I wanted to know what is the difference between 濠 (gō) and 堀 (hori). I've only seen 濠 in context of 環濠 (kangō), 豪華な (gōkana) and 豪州 (gōshū). From what I know 環濠 and 堀 both means moat. Well, then, what does 濠 means alone?
Etymologically, in Chinese, 濠 or 壕 (depending on whether it is watered or dry) is the character that represents the word háo "moat, trench". 堀 is a now rare variant of 窟, which stands for the word kū "cave, burrow, hole", and does not have the same meaning as the former.
However, in Japanese, the notion "moat" is represented by the word ほり, which obviously derives from 掘【ほ】る "dig, bore", as if literally saying "dug" or "digging". Consequently it is felt more natural for Japanese to employ the character 堀, which looks similar to 掘* and has radical 土 associated with "building", when writing this word. It is an example of 国訓, a Japanese-only meaning the Chinese language has never given to the character.

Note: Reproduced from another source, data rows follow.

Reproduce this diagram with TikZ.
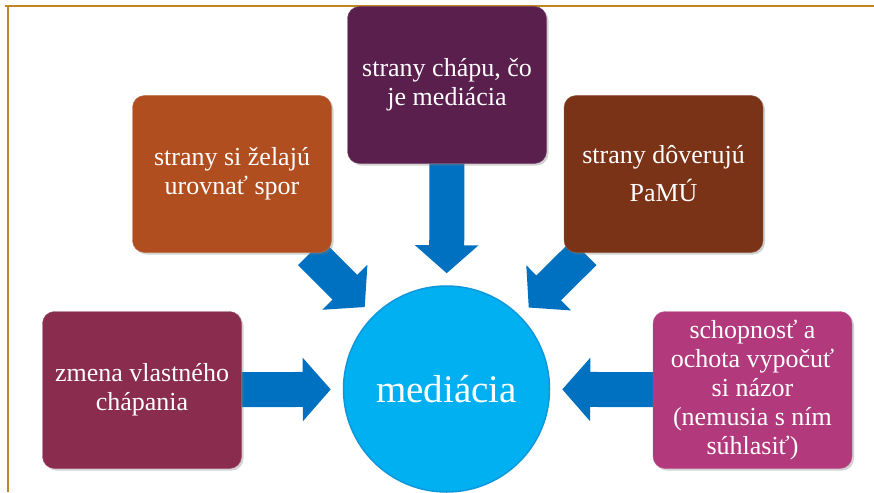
\documentclass[tikz,border=0pt]{standalone}
\usepackage{fontspec}
\setmainfont{Liberation Serif}
\usepackage{tikz}
\usetikzlibrary{arrows.meta,positioning,shapes,calc,backgrounds,shadows}
\usepackage{xcolor}

\definecolor{frameline}{RGB}{192,134,38}
\definecolor{arrblue}{RGB}{0,112,192}
\definecolor{medblue}{RGB}{0,176,240}
\definecolor{boxmaroon}{RGB}{137,44,77}
\definecolor{boxorange}{RGB}{176,78,32}
\definecolor{boxpurple}{RGB}{90,31,77}
\definecolor{boxbrown}{RGB}{122,51,22}
\definecolor{boxpink}{RGB}{178,58,124}

\begin{document}
\begin{tikzpicture}[x=1pt,y=-1pt,
    box/.style={rounded corners=12pt,minimum width=199pt,minimum height=157pt,
      align=center,text=white,font=\fontsize{26}{29}\selectfont,
      drop shadow={opacity=0.35,shadow xshift=2pt,shadow yshift=-2pt}},
    arr/.style={draw=arrblue,line width=35pt,shorten >=12pt,
      -{Triangle[length=28pt,width=62pt]}},
    frame/.style={draw=frameline,line width=2pt}]
    \useasboundingbox (0,0) rectangle (874,492);

    % nodes
    \node[circle,fill=medblue,draw=cyan!40!medblue,line width=1.5pt,minimum size=206pt,
      text=white,font=\fontsize{39}{44}\selectfont] (med) at (446.5,389) {mediácia};
    \node[box,fill=boxmaroon,draw=boxmaroon!80!white] (chap) at (142,390) {zmena vlastného\\chápania};
    \node[box,fill=boxorange,draw=boxorange!80!white] (zel) at (232,174) {strany si želajú\\urovnať spor};
    \node[box,fill=boxpurple,draw=boxpurple!80!white] (poz) at (447,85) {strany chápu, čo\\je mediácia};
    \node[box,fill=boxbrown,draw=boxbrown!80!white,font=\fontsize{26}{38}\selectfont] (dov) at (663.5,174) {strany dôverujú\\PaMÚ};
    \node[box,fill=boxpink,draw=boxpink!80!white] (naz) at (752.5,390) {schopnosť a\\ochota vypočuť\\si názor\\(nemusia s ním\\súhlasiť)};

    \begin{scope}[on background layer]
      \fill[white] (0,0) rectangle (874,492);
      \draw[frame] (5,6) -- (874,6);
      \draw[frame] (8,6) -- (8,492);
      \draw[arr] (chap) -- (med);
      \draw[arr] (zel) -- (med);
      \draw[arr] (poz) -- (med);
      \draw[arr] (dov) -- (med);
      \draw[arr] (naz) -- (med);
    \end{scope}
  \end{tikzpicture}
\end{document}
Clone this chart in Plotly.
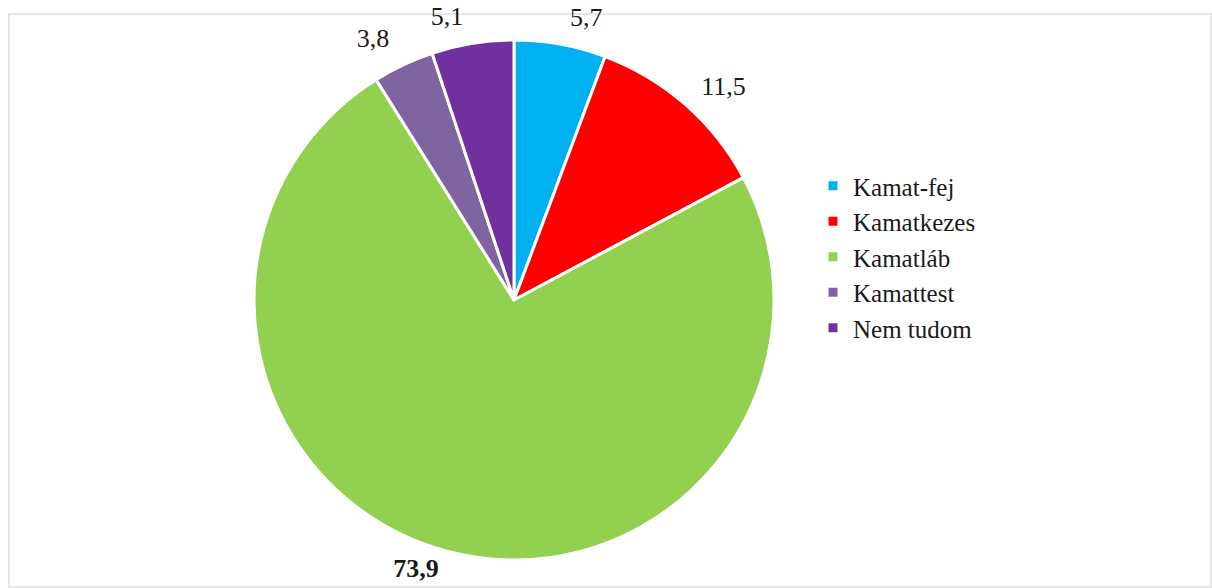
import plotly.graph_objects as go

categories = ["Kamat-fej", "Kamatkezes", "Kamatláb", "Kamattest", "Nem tudom"]
values = [5.7, 11.5, 73.9, 3.8, 5.1]
labels_text = ["5,7", "11,5", "<b>73,9</b>", "3,8", "5,1"]
colors = ["#00B0F0", "#FF0000", "#92D050", "#8064A2", "#7030A0"]

W, H = 1212, 588
cx, cy, r = 514, 300, 260
FONT = "Liberation Serif"
FS_LAB = 26
FS_LEG = 25


def dom(rad):
    return dict(x=[(cx - rad) / W, (cx + rad) / W], y=[1 - (cy + rad) / H, 1 - (cy - rad) / H])


# visible pie
pie = go.Pie(
    labels=categories,
    values=values,
    textinfo="none",
    sort=False,
    direction="clockwise",
    rotation=0,
    marker=dict(colors=colors, line=dict(color="white", width=3)),
    hoverinfo="label+value",
    domain=dom(r),
)


def label_pie(keep, rad):
    # transparent twin pie that only carries some of the outside value labels
    txt = [t if i in keep else "" for i, t in enumerate(labels_text)]
    return go.Pie(
        labels=categories,
        values=values,
        text=txt,
        textinfo="text",
        textposition="outside",
        sort=False,
        direction="clockwise",
        rotation=0,
        showlegend=False,
        marker=dict(colors=["rgba(0,0,0,0)"] * len(values), line=dict(width=0)),
        textfont=dict(family=FONT, size=FS_LAB, color="#1a1a1a"),
        hoverinfo="skip",
        domain=dom(rad),
    )


fig = go.Figure([label_pie({0, 1, 4}, 273), label_pie({3}, 276), label_pie({2}, 264), pie])

fig.update_layout(
    width=W, height=H,
    margin=dict(l=0, r=0, t=0, b=0, autoexpand=False),
    paper_bgcolor="white",
    font=dict(family=FONT, size=FS_LEG, color="#1a1a1a"),
    showlegend=True,
    legend=dict(x=813 / W, y=1 - 163 / H, xanchor="left", yanchor="top",
                font=dict(family=FONT, size=FS_LEG, color="#1a1a1a"),
                itemwidth=30, bgcolor="rgba(0,0,0,0)", traceorder="normal"),
    shapes=[dict(type="rect", xref="paper", yref="paper",
                 x0=9 / W, x1=1211 / W, y0=1 - 587 / H, y1=1 - 14 / H,
                 line=dict(color="#e6e6e6", width=2), layer="below")],
)

fig.write_html("out.html", config={"displayModeBar": False},
               post_script="document.body.style.margin='0';document.body.style.overflow='hidden';")
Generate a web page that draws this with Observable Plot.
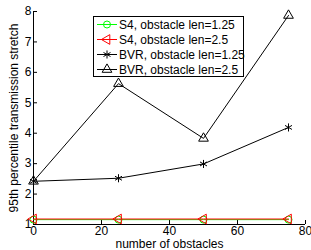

Although assigned the kun'yomi ほり as well, 濠 is far from the primary option for representing the native word. Instead, it is used as a synonym to build on'yomi compounds such as 環濠 (or 防空壕, 塹壕 via 壕). This is just contrary to 堀, which seldom appears in on'yomi クツ it technically has.
* Unlike Japanese, 掘 and 堀 are not homophones in Chinese (jué < *gjwot vs kū < *khwot), though they are presumably cognate.
堀 refers to artificial ditches in general. 壕 is a dry version, and 濠 is a wet version filled with water. Practically, I kind of feel 壕 and 濠 tend to be used in military contexts, whereas 堀 tends to refer to permanent and beautiful ones surrounding large castles.
Note that 壕 and 濠 are phono-sementic kanji; the left parts (土 = soil and 氵 = water) contribute to the meaning, but the right part, 豪, just represents the sound ごう. The kanji 豪 on its own means something like "great" or "magnificent", as in 豪華, but its meaning is not important in 濠 and 壕. 豪 in 豪州 is just an ateji.